*EXCERPTED RECORDS*
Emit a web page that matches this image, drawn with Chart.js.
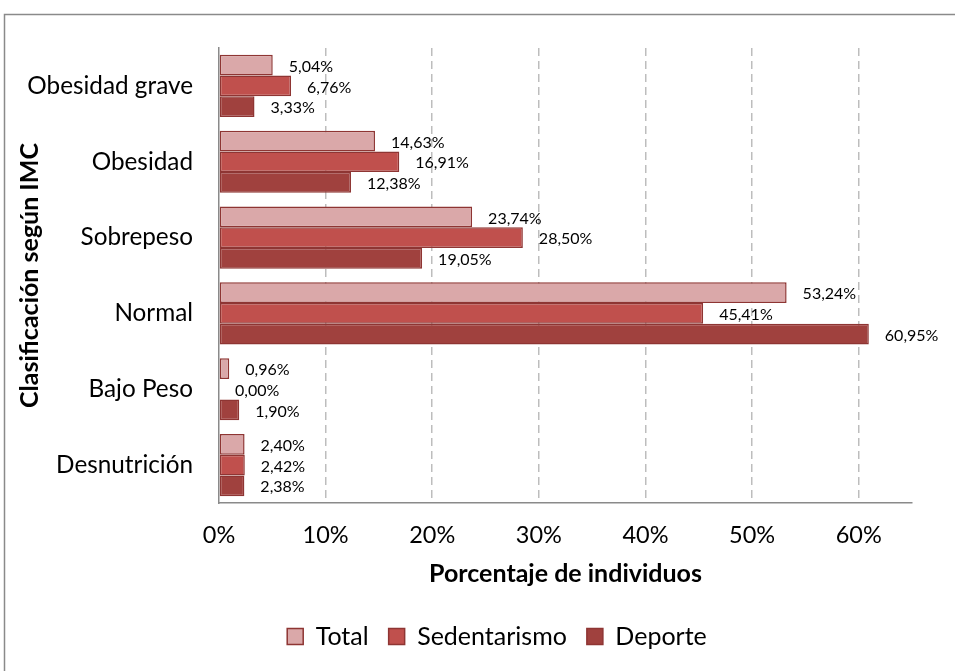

* * *

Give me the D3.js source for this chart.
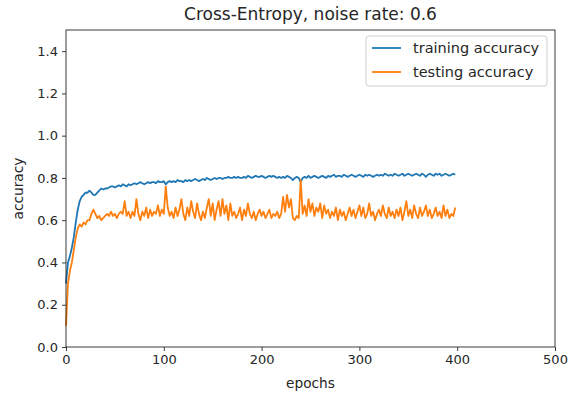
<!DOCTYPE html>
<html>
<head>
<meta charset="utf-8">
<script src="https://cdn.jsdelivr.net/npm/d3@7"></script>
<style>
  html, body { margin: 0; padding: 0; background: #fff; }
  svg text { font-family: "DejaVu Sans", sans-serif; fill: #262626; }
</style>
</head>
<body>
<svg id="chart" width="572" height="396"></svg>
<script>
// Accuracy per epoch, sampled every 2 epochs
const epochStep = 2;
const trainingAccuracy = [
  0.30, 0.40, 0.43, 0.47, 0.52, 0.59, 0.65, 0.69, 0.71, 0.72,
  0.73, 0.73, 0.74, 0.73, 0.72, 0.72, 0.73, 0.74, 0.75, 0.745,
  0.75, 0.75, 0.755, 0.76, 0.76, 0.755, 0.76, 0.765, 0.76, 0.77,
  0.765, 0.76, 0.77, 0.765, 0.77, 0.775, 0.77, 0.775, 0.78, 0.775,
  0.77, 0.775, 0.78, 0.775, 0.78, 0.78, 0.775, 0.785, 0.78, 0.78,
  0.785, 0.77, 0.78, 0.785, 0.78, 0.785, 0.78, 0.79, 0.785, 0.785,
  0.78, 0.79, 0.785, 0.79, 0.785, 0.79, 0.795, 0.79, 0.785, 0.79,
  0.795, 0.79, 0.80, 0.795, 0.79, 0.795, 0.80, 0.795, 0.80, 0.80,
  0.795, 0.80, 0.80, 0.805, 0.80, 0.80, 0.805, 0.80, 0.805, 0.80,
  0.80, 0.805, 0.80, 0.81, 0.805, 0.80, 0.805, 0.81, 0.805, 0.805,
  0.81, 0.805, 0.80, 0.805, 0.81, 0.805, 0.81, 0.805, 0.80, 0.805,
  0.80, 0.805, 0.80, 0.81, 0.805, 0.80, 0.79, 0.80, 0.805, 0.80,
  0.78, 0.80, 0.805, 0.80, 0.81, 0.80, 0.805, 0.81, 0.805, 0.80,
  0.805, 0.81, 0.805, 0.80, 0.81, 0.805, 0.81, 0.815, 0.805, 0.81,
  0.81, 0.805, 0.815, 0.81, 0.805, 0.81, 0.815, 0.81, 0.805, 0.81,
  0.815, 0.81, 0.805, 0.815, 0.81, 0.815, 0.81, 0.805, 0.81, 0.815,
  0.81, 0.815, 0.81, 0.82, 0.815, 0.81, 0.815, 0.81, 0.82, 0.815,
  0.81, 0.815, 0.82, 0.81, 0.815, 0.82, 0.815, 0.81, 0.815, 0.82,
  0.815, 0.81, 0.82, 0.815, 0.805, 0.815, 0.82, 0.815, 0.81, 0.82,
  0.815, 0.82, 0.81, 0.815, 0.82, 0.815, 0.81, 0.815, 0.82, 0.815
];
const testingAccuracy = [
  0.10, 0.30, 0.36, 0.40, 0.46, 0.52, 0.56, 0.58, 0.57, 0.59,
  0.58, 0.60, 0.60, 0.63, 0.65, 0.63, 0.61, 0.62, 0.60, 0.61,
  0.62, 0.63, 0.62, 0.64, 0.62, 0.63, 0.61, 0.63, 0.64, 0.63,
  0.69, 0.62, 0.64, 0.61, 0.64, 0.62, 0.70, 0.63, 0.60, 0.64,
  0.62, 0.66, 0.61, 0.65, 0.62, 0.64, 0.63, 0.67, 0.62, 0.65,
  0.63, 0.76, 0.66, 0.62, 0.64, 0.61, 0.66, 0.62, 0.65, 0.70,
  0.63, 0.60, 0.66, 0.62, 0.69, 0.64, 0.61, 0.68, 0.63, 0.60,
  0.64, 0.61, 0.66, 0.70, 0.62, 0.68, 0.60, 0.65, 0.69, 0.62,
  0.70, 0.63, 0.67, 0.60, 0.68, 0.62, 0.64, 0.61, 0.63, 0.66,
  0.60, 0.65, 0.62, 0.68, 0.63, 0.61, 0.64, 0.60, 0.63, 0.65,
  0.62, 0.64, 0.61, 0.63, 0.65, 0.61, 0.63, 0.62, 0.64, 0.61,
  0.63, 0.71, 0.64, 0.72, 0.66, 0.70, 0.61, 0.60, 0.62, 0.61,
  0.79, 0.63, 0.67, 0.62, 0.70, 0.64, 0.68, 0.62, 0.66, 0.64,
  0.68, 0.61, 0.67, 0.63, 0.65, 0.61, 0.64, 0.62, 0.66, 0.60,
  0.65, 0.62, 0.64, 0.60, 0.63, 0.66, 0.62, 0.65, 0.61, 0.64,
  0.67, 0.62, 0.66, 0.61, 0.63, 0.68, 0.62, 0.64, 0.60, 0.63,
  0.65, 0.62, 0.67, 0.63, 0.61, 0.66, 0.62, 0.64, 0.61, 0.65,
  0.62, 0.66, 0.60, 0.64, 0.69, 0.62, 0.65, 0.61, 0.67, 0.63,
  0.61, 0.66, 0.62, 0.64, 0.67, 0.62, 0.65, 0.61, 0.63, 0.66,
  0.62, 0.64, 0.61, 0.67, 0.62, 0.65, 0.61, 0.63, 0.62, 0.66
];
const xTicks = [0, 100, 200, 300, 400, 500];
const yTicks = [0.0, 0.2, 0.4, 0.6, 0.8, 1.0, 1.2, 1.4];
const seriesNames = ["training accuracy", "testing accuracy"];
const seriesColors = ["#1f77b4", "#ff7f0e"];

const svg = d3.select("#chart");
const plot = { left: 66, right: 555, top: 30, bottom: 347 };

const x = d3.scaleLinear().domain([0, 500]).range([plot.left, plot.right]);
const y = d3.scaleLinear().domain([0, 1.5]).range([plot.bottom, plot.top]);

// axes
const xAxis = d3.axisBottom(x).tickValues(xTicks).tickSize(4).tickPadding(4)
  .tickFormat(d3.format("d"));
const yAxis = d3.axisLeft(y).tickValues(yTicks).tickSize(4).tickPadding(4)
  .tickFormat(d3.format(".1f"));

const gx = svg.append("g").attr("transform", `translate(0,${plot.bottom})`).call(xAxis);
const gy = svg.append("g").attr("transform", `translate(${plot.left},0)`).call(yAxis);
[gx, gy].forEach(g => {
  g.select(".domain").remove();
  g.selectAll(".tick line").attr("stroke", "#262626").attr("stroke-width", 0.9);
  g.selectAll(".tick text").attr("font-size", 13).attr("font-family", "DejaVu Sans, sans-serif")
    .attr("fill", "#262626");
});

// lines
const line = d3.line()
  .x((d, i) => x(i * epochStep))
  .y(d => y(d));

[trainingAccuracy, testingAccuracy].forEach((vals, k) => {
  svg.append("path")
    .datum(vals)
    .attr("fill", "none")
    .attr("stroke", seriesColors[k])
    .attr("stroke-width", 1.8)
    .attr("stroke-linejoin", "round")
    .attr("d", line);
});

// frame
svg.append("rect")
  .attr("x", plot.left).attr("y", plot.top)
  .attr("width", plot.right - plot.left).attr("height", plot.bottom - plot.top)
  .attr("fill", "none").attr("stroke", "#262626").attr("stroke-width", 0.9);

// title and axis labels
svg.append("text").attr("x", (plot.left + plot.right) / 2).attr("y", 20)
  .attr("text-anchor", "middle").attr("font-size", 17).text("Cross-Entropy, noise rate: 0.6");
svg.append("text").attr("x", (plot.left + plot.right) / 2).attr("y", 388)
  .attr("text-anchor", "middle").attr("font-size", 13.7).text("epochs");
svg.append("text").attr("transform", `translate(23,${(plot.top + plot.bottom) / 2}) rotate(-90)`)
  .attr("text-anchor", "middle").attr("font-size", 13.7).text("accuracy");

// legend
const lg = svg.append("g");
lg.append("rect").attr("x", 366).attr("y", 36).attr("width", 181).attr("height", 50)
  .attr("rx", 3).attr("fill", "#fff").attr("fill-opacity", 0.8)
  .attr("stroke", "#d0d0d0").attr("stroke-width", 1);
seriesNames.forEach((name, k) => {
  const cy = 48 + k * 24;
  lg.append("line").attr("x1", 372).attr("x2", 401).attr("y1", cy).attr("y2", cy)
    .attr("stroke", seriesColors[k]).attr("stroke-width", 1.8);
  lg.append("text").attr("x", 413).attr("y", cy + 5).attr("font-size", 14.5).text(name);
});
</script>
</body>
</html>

---

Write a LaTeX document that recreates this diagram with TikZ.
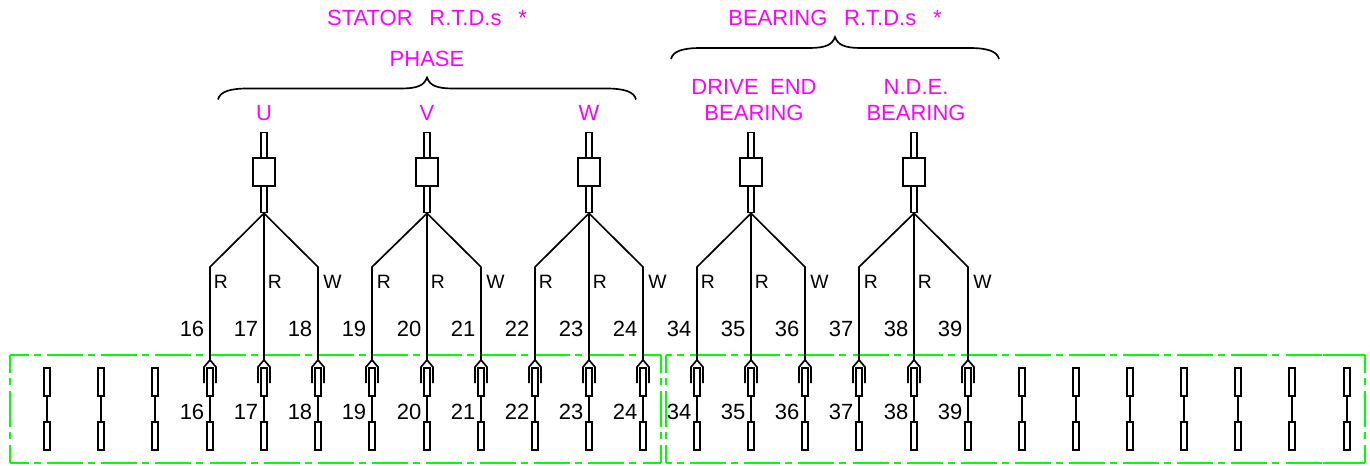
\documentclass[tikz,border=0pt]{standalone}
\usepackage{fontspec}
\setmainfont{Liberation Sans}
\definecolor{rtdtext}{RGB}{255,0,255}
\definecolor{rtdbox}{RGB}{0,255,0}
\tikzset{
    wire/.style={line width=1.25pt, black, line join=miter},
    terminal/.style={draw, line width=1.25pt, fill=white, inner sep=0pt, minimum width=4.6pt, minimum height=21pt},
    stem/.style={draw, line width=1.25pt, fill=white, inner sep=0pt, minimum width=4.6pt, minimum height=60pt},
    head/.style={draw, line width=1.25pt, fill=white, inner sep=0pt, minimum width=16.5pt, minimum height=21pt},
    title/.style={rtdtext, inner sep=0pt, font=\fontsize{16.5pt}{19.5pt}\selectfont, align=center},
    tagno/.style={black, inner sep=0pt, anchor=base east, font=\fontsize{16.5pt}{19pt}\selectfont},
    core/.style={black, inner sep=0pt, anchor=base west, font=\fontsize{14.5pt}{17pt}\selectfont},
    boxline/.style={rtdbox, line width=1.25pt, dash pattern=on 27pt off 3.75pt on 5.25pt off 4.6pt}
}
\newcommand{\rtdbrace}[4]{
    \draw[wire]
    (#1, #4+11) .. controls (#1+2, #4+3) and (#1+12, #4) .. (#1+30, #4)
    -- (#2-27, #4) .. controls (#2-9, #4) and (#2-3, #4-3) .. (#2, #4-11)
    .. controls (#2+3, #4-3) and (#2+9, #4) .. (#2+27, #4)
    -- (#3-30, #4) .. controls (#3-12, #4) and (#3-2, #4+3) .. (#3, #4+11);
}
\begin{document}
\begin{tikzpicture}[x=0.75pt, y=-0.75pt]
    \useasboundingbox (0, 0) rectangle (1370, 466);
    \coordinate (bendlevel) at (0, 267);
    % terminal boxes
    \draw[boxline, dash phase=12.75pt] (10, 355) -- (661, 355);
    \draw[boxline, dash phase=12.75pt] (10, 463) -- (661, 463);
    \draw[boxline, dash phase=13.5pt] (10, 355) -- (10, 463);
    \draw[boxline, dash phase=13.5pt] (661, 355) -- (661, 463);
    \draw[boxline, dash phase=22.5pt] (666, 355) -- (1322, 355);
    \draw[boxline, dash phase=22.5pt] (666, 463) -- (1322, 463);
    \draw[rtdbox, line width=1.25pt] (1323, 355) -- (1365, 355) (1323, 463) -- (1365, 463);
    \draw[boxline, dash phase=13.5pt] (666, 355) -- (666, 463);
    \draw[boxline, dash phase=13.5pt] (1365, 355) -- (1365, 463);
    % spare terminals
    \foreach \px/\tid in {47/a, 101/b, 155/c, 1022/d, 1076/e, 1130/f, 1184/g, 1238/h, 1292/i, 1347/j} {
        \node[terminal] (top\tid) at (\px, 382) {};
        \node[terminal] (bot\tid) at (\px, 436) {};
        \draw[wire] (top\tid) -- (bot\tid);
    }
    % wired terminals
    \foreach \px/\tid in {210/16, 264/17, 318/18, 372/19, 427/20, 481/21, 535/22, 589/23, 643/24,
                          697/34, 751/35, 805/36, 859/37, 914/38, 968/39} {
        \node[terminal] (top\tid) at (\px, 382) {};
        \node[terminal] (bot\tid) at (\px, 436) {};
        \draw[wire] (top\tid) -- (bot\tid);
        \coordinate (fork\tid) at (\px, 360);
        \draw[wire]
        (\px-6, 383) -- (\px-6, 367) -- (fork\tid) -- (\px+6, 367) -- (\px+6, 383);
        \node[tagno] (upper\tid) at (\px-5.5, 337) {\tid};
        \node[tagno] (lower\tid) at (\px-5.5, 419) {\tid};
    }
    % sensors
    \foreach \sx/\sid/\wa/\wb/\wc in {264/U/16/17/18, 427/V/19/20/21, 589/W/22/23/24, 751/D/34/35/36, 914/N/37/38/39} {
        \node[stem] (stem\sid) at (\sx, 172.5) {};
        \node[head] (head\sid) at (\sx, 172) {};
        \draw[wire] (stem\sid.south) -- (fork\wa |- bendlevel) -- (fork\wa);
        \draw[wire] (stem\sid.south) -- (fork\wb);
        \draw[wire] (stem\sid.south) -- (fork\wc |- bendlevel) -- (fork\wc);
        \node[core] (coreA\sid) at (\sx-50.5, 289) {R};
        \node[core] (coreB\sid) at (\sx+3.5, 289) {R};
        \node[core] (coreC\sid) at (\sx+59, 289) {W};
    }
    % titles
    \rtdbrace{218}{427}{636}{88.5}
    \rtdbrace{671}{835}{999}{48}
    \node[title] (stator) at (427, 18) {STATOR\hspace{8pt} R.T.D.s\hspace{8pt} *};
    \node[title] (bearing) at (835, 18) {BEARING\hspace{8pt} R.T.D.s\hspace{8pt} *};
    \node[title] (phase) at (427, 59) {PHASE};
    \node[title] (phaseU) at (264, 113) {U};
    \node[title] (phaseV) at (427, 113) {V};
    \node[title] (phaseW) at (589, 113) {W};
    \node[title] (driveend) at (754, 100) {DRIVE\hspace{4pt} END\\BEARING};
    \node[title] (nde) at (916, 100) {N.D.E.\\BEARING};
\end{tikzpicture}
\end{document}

*TASK TO CARRY OUT*
Filter the entries and copy out every line with the word "this".

*TASK OUTPUT*
Emit a web page that matches this image, drawn with Chart.js.
Give me the D3.js source for this chart.
Write a LaTeX document that recreates this diagram with TikZ.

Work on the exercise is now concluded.